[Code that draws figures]

▽

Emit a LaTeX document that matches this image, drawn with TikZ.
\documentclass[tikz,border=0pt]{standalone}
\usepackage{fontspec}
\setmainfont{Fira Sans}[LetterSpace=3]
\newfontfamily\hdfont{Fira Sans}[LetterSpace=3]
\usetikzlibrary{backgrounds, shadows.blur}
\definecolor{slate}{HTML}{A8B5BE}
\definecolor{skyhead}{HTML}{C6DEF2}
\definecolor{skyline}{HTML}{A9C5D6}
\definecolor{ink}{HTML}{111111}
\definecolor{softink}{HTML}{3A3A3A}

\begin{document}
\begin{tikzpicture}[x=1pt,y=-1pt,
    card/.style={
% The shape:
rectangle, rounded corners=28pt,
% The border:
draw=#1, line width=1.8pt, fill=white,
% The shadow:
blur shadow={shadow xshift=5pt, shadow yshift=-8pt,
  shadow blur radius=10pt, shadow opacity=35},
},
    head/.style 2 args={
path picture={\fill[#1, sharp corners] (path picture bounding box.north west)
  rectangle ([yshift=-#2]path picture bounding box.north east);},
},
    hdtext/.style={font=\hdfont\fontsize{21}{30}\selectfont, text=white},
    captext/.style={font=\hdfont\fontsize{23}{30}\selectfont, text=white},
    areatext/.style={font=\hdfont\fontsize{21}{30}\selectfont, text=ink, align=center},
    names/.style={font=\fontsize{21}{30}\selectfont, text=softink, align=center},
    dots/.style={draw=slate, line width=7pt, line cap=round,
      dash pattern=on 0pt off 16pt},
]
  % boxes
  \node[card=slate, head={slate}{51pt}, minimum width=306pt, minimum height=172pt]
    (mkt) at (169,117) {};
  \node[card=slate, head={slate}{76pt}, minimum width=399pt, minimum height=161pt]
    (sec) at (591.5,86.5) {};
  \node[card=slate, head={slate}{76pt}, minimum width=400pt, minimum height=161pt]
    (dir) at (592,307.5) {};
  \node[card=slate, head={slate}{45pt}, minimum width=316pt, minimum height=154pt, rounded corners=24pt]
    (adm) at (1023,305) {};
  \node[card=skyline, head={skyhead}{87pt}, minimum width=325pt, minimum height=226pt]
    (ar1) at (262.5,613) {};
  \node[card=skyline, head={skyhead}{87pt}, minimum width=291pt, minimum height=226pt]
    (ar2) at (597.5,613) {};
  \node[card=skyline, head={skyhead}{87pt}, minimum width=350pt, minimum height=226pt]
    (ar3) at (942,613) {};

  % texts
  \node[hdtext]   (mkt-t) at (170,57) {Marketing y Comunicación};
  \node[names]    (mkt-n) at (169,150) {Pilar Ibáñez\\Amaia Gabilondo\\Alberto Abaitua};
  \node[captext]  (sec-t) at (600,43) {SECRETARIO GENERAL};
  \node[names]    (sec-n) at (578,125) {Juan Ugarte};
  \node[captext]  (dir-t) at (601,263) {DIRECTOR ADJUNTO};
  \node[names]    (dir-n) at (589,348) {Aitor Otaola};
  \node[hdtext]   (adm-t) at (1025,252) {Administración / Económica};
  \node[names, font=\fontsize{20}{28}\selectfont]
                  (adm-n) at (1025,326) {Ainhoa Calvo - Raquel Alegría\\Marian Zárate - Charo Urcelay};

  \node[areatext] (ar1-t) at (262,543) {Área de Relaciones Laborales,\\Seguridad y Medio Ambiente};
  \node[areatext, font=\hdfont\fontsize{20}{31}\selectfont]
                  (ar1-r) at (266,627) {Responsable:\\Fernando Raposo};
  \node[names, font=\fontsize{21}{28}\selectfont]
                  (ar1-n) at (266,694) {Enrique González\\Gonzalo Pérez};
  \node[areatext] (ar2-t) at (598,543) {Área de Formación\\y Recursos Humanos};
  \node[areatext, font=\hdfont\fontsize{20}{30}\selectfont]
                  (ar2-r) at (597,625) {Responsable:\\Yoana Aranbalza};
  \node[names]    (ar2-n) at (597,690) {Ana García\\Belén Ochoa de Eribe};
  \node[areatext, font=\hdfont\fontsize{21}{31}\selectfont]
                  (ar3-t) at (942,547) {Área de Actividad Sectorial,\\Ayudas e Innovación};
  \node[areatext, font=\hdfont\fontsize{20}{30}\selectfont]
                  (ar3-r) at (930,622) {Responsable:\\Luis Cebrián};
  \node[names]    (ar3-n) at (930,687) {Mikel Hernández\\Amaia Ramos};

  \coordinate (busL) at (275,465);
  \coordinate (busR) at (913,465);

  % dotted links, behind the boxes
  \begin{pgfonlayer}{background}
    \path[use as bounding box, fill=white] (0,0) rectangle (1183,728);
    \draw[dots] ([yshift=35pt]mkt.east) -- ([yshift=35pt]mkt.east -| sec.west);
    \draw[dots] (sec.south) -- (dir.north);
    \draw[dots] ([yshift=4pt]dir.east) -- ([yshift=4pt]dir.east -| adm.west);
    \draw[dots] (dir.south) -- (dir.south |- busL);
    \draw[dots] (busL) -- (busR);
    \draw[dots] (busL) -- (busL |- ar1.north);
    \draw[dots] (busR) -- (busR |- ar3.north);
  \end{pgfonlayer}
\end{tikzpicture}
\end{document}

△
▽

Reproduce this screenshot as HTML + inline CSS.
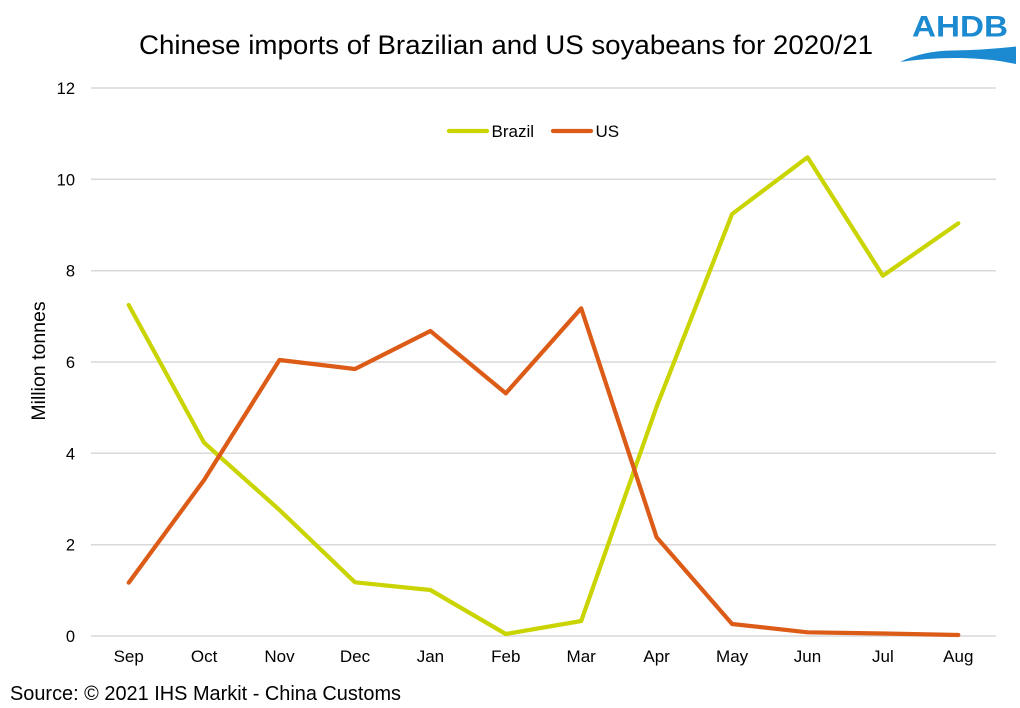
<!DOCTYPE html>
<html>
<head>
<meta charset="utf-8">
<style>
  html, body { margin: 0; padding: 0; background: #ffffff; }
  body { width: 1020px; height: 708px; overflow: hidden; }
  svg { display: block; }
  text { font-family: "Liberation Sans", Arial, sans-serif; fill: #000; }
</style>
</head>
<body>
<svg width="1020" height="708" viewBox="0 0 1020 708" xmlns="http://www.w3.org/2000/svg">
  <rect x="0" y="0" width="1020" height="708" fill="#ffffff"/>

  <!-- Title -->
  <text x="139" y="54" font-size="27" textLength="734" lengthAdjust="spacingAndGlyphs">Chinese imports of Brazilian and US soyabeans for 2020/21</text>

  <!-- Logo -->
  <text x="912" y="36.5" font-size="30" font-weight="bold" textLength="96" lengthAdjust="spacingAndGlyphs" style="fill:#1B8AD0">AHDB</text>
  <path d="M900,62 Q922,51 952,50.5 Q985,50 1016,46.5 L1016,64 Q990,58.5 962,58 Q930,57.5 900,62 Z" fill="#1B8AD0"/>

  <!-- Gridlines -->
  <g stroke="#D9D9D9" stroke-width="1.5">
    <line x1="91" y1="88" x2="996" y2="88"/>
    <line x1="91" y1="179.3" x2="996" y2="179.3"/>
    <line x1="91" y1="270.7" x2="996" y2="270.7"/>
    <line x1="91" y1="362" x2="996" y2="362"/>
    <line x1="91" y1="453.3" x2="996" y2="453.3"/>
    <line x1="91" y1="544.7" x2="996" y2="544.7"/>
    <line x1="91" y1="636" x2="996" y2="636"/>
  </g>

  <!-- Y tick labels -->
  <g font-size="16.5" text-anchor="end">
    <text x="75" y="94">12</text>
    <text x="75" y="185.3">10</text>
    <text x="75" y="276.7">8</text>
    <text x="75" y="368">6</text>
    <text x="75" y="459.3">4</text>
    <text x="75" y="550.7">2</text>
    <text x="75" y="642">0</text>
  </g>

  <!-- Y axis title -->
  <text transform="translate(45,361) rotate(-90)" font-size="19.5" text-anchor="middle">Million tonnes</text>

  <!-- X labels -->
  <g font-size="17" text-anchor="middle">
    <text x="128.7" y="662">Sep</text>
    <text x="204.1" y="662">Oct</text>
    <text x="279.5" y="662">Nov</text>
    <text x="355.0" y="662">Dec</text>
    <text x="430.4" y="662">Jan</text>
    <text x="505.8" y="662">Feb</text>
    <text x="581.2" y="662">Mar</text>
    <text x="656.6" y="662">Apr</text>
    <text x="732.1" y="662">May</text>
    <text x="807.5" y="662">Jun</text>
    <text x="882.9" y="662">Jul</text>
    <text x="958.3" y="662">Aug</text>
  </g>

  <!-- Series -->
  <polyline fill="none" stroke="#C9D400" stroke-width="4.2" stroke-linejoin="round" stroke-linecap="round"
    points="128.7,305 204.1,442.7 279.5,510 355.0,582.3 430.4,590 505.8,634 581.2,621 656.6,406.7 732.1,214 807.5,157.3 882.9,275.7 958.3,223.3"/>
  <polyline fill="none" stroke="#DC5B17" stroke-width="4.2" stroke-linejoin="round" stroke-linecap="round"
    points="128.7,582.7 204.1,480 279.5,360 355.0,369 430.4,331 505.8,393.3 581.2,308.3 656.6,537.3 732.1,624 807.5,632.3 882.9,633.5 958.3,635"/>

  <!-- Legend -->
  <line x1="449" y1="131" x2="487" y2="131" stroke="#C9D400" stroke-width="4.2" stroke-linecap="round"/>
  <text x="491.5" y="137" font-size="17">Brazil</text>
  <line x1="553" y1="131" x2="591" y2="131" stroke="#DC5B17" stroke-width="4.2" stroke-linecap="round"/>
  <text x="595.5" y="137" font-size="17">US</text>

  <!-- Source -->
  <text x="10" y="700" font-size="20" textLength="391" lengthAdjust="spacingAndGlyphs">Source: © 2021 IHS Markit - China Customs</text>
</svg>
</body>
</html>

△
▽

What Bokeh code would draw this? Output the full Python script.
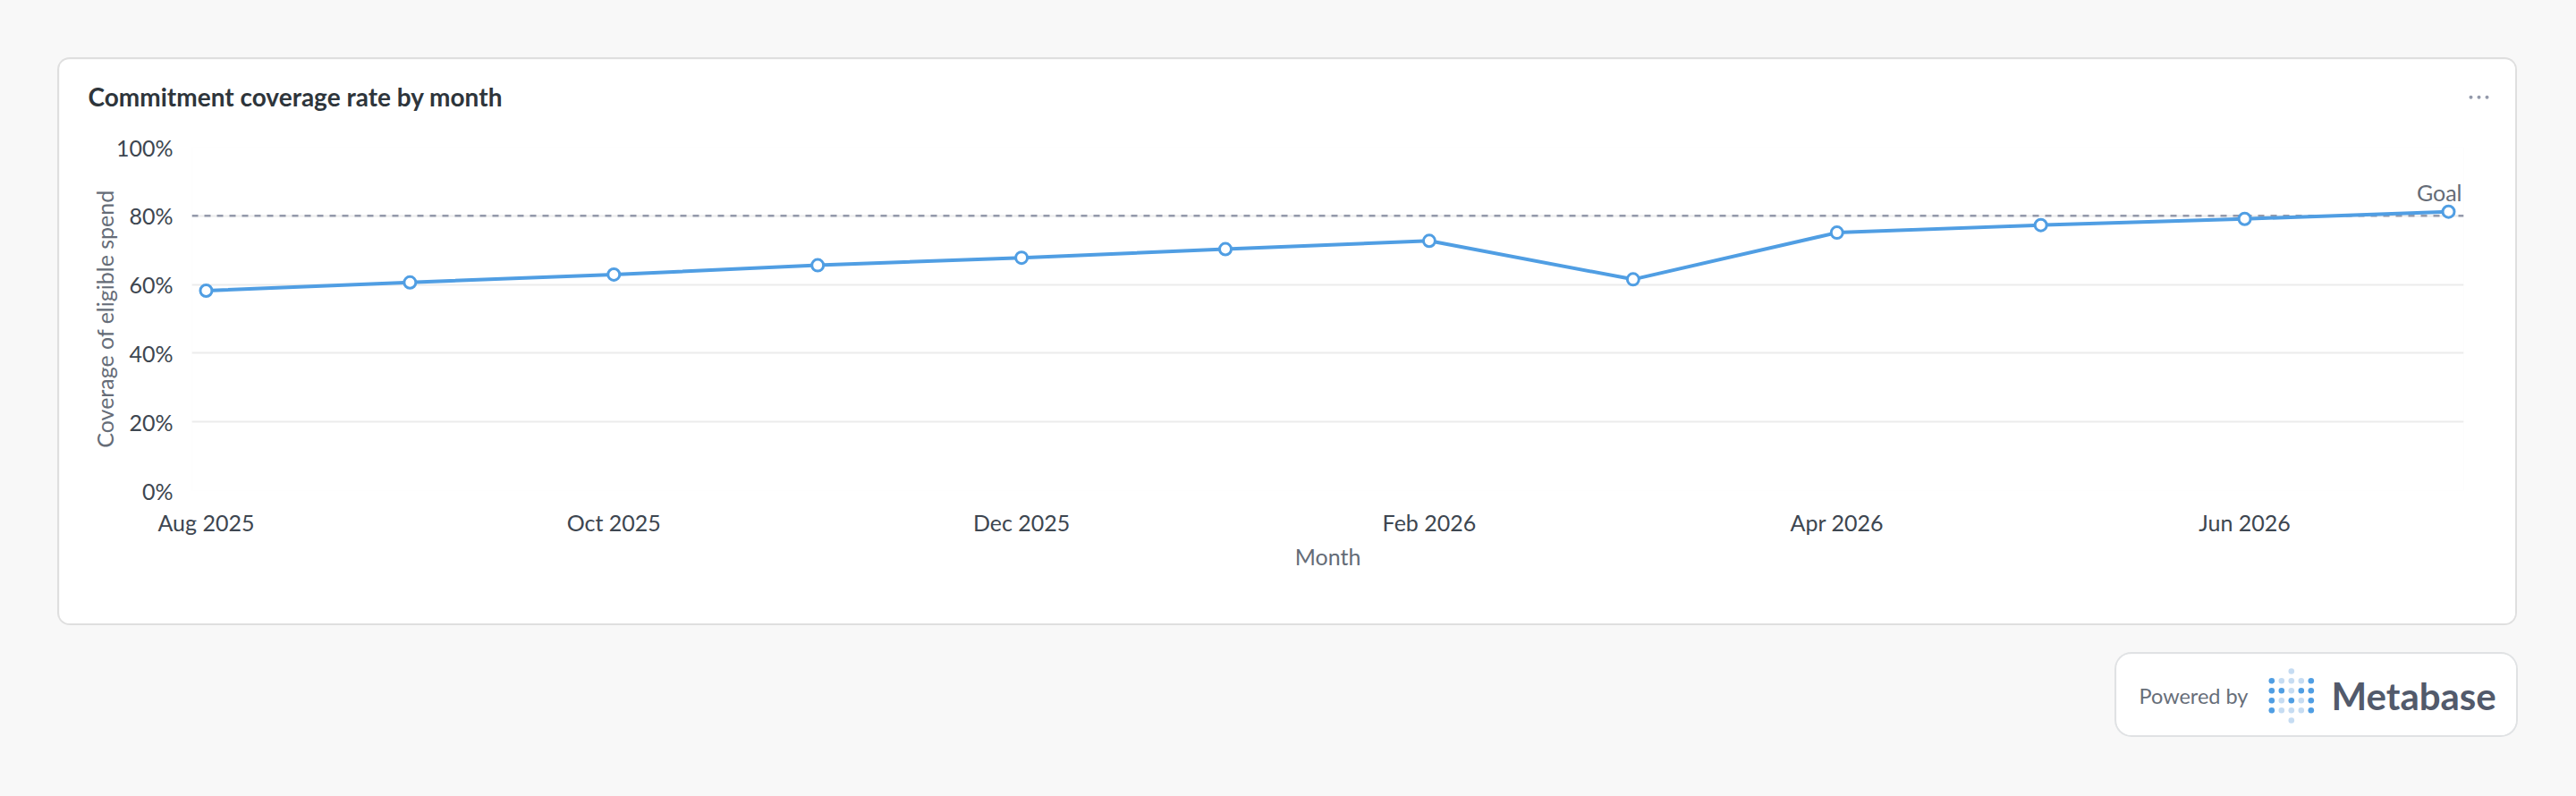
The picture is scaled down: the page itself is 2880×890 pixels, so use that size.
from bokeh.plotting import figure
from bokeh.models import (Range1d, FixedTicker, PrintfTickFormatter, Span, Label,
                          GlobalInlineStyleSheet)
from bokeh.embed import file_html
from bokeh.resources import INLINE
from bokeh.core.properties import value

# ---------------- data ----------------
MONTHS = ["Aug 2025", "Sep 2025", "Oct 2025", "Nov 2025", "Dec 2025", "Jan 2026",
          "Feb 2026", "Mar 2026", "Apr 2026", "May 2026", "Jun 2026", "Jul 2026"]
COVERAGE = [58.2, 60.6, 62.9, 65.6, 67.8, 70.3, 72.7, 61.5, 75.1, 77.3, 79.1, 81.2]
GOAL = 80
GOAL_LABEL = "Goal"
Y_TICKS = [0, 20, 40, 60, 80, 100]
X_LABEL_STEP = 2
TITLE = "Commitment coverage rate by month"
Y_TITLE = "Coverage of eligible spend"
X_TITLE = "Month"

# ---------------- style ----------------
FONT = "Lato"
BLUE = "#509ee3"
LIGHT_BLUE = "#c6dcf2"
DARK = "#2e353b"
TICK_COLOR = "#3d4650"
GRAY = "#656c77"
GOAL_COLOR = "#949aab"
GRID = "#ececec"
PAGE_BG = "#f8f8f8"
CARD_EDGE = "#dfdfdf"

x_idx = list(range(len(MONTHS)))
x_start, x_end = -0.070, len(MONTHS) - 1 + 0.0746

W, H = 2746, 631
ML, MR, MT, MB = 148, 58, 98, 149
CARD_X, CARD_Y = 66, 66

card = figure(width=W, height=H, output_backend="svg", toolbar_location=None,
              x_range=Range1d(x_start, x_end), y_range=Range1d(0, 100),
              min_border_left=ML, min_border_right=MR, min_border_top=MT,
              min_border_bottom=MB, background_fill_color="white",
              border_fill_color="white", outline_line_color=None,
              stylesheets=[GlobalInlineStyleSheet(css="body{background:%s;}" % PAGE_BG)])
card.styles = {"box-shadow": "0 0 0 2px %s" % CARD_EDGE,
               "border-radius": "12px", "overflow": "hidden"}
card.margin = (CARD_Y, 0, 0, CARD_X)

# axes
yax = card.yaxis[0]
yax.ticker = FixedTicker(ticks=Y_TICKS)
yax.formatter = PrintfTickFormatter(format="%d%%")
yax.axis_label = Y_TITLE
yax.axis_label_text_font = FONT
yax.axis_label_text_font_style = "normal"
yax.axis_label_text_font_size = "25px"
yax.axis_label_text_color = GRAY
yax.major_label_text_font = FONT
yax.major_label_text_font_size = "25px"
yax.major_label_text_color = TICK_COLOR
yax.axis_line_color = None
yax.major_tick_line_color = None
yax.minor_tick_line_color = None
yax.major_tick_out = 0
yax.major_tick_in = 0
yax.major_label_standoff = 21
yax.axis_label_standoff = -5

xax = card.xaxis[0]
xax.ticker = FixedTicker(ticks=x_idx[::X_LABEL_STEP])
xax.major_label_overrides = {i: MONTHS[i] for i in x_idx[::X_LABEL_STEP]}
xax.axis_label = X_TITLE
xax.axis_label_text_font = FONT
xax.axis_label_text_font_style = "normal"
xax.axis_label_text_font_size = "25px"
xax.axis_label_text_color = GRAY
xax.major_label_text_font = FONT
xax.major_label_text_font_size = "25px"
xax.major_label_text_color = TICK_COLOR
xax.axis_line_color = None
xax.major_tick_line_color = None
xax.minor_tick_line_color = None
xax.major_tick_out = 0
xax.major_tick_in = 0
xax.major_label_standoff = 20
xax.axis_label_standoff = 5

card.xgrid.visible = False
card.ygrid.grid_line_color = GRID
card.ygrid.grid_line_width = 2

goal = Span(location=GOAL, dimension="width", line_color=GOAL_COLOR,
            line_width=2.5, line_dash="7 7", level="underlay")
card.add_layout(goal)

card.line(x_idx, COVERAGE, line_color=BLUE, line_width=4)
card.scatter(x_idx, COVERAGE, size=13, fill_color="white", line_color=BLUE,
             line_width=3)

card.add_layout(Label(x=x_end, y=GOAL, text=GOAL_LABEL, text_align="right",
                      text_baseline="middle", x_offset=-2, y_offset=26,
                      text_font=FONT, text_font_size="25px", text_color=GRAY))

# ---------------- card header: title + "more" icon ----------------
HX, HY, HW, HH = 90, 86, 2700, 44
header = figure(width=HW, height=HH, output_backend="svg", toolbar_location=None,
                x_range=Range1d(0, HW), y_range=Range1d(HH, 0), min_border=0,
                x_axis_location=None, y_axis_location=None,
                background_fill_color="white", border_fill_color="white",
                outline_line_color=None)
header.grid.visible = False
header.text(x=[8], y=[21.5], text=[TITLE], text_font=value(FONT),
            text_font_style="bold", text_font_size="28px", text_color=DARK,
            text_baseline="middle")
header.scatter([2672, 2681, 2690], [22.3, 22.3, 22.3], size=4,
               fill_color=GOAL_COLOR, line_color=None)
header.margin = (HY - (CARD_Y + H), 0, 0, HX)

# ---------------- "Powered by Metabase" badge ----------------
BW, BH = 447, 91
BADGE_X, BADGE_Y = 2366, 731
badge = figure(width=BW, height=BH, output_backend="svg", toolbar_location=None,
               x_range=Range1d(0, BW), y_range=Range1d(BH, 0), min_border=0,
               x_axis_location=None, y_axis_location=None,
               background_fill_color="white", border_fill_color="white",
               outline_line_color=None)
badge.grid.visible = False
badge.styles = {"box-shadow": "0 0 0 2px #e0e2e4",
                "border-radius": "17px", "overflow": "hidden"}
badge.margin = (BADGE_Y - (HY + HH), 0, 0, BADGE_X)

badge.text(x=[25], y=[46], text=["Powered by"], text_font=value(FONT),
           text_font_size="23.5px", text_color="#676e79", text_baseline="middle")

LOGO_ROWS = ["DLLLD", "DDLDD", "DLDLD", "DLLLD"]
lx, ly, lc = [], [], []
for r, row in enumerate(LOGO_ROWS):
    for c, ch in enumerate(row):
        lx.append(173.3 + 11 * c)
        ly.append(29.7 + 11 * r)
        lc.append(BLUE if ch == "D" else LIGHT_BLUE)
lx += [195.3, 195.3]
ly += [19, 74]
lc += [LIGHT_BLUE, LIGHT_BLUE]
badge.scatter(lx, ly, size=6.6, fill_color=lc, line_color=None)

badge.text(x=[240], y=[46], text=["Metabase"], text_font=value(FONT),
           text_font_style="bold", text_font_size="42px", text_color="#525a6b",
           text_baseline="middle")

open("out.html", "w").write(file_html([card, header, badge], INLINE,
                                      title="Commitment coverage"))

△

* _Exercise goal_
The lines to be given again exactly are those from the one containing "The picture is" up to and including the one containing "from bokeh.core.properties import value".

* _Exercise result_
The picture is scaled down: the page itself is 2880×890 pixels, so use that size.
from bokeh.plotting import figure
from bokeh.models import (Range1d, FixedTicker, PrintfTickFormatter, Span, Label,
                          GlobalInlineStyleSheet)
from bokeh.embed import file_html
from bokeh.resources import INLINE
from bokeh.core.properties import value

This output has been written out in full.